Traditionally, there have always been three Washingtons: The mainly white Northwest D.C. that controlled the purse strings and the power; the bourgie Gold Coast D.C. of the so-called mulatto elite; and the disenfranchised regular black folks who made up the bulk of the city. In the past decade or so, D.C. has morphed into other incarnations as well: Ethiopian D.C., Salvadoran D.C., South Asian D.C., West African D.C. and, most recently, boutique city D.C., with the $3,000-a-month rents, Barneys Co-op and sustainable seafood restaurants. Those are not Barry’s people. Barry’s people are to be found a scant two miles from the White House; they know him as a man of the people, a mayor who helped bolster the ranks of D.C.’s black middle class, a man who likes to take the credit for creating “a lot of black millionaires.”
“For those people who are Barry haters, this movie puts it into perspective,” Barry says in the documentary, which is directed by Dana Flor and Toby Oppenheimer. “Washington isn’t nearly the same it was. … I made a lot of black people fairly rich, including Bob Johnson.”
To understand the Barry love, it helps to remember that Barry came to power at a time when cities were in decline, but when black city politicians were in the ascendancy: Atlanta’s Maynard Jackson, Detroit’s Coleman Young, Cleveland’s Carl Stokes, Gary’s Richard Hatcher. Parliament Funkadelic’s “Chocolate City” encapsulated that sense of hope and dominion:
There's a lot of chocolate cities, around
We've got Newark, we've got Gary
Somebody told me we got L.A.
And we're working on Atlanta
But you're the capital, CC
The last percentage count was eighty
You don't need the bullet when you got the ballot
Watching Nine Lives, we see how Barry’s decline and drug addiction paralleled the Chocolate City’s descent into ’80s- and ’90s-era crack madness. We see him just starting out, a Mississippi native and onetime Ph.D. candidate, learning his political chops under the tutelage of Martin Luther King Jr. and the Student Nonviolent Coordinating Committee, and from there, his progression to a dashiki-clad rabble-rouser (Jesse Jackson’s description) and “militant Negro” who was constantly getting arrested for challenging the status quo, to the savvy, suit-wearing politician who would sweep into city office on a promise of change.
You watch the documentary, taking a trip back in time, witnessing Barry’s many travails and Phoenix-like transformations, but come no closer to understanding the man: What’s driving his seeming incessant need for the spotlight? Ego? Insecurity? Both? Why did he leave academia for the political life? Why, as the inestimable George Clinton once lamented, in “Atomic Dog,” must Barry always chase the cat—well into his 70s?
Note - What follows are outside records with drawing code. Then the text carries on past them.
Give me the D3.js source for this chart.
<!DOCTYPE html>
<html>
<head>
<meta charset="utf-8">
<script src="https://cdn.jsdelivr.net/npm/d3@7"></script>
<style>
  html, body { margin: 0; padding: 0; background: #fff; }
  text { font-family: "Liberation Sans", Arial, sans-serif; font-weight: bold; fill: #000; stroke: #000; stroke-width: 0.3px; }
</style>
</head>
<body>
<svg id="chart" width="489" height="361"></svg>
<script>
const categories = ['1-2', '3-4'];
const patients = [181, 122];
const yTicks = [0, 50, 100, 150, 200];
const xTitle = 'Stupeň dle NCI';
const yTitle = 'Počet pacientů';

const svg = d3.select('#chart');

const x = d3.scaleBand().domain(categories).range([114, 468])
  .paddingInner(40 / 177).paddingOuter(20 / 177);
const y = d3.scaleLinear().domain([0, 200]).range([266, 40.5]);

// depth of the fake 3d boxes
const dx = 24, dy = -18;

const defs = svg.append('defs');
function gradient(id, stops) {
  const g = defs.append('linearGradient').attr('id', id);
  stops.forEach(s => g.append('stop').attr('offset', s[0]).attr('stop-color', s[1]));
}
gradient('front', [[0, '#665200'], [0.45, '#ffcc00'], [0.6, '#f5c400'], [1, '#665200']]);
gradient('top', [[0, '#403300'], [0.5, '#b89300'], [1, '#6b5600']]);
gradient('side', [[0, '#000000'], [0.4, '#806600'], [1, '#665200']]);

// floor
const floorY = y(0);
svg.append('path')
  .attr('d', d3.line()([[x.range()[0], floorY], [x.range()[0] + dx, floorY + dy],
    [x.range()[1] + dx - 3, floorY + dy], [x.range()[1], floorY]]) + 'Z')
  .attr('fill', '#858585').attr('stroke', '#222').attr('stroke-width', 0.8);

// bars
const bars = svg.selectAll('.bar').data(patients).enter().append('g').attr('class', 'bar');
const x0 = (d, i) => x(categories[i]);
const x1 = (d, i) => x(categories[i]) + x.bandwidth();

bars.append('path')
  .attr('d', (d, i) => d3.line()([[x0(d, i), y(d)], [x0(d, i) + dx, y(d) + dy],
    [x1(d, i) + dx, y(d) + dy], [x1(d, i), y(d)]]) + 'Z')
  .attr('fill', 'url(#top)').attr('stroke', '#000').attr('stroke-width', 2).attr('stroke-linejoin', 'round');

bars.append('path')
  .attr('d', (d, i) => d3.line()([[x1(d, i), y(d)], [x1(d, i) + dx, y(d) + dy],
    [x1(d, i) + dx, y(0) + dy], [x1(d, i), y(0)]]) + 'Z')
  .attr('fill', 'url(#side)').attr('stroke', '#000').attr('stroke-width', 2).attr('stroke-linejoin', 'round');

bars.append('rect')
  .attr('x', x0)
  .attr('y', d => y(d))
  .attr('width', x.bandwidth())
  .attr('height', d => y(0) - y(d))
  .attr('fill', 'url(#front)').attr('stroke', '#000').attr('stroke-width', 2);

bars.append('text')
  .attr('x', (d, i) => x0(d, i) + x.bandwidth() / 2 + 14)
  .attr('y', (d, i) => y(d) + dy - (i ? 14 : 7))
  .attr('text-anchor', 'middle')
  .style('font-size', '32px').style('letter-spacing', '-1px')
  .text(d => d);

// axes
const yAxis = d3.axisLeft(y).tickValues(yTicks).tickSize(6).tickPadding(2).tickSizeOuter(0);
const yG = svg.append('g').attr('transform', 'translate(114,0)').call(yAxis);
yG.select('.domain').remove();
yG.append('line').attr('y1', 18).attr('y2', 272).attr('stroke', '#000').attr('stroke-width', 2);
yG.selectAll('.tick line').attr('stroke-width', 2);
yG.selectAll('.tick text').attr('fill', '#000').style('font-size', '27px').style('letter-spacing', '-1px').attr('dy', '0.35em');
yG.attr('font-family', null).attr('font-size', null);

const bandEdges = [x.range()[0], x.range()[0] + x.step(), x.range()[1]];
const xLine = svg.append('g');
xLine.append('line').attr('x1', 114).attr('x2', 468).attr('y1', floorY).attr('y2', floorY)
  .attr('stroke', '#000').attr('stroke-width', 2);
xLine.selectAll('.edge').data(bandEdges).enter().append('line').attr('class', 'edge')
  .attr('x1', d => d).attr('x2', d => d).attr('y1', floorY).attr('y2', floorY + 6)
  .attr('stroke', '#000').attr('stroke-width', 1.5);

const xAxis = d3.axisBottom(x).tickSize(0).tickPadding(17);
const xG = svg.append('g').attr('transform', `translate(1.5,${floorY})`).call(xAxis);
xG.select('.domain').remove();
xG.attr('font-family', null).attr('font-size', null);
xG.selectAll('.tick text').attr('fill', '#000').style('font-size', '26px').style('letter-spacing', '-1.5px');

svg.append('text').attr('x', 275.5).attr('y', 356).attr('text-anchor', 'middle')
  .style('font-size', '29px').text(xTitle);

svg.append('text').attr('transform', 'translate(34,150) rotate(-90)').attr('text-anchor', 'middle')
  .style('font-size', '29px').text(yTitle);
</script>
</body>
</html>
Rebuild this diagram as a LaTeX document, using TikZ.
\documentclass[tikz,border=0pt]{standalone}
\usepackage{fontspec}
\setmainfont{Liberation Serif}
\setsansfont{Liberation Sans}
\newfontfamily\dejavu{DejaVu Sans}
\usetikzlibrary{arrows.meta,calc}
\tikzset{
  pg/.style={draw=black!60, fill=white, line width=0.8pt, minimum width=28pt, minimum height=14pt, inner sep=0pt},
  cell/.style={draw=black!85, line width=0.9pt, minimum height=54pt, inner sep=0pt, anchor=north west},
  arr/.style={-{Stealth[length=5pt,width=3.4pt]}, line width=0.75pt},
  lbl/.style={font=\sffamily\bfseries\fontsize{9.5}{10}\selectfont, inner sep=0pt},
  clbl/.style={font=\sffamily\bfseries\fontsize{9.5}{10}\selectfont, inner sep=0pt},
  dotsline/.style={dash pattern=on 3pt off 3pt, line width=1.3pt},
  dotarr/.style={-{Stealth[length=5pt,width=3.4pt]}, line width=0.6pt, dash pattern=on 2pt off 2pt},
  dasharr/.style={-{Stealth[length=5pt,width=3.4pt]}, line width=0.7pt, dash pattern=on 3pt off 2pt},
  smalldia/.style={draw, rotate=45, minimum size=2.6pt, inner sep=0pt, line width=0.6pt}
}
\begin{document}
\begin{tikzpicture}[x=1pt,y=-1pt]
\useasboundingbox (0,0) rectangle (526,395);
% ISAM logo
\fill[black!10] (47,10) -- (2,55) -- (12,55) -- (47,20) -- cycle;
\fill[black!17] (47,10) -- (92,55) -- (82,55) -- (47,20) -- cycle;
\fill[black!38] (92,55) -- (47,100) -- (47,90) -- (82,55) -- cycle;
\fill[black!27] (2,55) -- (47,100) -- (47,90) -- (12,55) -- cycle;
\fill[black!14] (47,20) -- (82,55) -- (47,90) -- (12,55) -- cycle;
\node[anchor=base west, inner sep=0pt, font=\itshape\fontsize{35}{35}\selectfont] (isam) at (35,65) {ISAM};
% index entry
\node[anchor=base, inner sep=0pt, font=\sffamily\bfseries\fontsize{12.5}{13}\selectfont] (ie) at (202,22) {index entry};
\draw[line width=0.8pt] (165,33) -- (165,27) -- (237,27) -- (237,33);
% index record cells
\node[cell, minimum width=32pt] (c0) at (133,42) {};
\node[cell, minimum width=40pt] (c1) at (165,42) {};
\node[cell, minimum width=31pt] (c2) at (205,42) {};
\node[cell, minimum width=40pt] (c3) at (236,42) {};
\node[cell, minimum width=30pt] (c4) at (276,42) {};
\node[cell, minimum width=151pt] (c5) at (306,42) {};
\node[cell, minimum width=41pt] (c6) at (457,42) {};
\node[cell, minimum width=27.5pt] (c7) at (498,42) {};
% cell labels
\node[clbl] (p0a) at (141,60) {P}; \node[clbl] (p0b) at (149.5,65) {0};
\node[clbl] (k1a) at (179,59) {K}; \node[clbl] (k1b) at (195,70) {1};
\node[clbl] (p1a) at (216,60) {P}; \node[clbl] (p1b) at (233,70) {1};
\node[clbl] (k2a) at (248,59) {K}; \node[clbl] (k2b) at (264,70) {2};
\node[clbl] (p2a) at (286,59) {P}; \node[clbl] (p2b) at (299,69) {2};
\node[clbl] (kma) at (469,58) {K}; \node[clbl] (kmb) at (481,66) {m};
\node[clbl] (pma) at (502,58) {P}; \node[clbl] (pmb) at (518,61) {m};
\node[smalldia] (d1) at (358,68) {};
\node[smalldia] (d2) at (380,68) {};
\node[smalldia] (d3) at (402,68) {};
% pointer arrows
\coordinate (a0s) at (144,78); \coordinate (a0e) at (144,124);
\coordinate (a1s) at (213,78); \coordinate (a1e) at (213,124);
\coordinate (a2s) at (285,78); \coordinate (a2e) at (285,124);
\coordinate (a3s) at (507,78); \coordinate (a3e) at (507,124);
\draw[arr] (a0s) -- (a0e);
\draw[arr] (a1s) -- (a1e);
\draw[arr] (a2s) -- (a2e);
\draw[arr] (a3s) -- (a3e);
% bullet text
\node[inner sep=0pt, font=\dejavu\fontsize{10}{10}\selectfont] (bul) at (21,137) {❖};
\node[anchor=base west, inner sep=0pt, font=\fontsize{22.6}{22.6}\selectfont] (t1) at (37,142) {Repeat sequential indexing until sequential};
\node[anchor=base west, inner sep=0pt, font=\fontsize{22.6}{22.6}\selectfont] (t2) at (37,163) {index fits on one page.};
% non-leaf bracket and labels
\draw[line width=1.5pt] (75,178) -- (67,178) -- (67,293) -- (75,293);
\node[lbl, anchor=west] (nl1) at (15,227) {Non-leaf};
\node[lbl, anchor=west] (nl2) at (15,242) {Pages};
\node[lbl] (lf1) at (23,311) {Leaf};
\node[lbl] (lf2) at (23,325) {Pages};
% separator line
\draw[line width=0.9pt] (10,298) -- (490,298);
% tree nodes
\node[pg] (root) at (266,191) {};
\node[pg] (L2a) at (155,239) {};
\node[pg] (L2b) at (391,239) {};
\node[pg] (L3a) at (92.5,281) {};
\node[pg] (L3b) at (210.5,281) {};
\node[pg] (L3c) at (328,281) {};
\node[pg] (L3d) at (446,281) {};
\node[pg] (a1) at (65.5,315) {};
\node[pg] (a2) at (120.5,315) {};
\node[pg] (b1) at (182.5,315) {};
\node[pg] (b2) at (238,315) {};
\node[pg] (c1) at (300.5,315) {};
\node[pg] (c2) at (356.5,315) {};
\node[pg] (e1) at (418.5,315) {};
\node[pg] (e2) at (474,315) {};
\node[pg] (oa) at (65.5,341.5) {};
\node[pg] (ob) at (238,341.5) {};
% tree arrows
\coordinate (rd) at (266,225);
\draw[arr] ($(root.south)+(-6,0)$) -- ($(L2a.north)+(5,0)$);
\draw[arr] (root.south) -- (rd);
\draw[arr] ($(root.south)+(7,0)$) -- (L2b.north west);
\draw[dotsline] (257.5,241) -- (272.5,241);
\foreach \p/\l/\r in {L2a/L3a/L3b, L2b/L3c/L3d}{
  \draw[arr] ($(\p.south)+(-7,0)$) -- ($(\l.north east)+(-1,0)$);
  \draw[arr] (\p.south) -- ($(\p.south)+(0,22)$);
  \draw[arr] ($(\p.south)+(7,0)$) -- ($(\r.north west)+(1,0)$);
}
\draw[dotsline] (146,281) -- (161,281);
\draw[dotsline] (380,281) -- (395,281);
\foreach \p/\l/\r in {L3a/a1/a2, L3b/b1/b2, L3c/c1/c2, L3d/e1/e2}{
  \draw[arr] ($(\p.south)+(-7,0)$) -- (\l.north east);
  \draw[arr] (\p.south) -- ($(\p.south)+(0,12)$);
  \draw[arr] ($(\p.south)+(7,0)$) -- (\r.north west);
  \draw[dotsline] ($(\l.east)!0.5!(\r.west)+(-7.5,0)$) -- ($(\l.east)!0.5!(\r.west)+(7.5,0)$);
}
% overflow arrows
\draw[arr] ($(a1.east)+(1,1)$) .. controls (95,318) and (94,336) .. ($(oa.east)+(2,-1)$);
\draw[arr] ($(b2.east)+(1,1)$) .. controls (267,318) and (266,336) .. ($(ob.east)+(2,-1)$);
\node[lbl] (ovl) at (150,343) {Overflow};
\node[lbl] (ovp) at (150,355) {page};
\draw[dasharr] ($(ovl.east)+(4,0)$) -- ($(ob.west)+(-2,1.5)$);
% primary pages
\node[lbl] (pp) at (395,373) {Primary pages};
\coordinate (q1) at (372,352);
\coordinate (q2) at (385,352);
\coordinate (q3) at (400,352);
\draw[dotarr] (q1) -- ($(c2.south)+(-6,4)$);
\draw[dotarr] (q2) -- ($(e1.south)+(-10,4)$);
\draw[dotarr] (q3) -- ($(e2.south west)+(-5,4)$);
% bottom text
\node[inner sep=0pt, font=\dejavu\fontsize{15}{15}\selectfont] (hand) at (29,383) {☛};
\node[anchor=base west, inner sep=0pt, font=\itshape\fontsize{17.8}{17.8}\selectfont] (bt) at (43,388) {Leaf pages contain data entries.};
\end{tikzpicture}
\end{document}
Ultimately, though, one thing is clear: He’s the consummate ham, mugging for the camera in his clay face masque (“I’ve got the smoothest skin in D.C.”), preening in the mirror, fixing his hair just so, trolling the streets of D.C., meeting and greeting voters, and, in June, at Silverdocs, the world premiere of Nine Lives, taking an extravagant bow for the crowd.
No one, it seems, loves Marion Barry like Marion Barry loves Marion Barry.
Teresa Wiltz is The Root’s senior culture writer.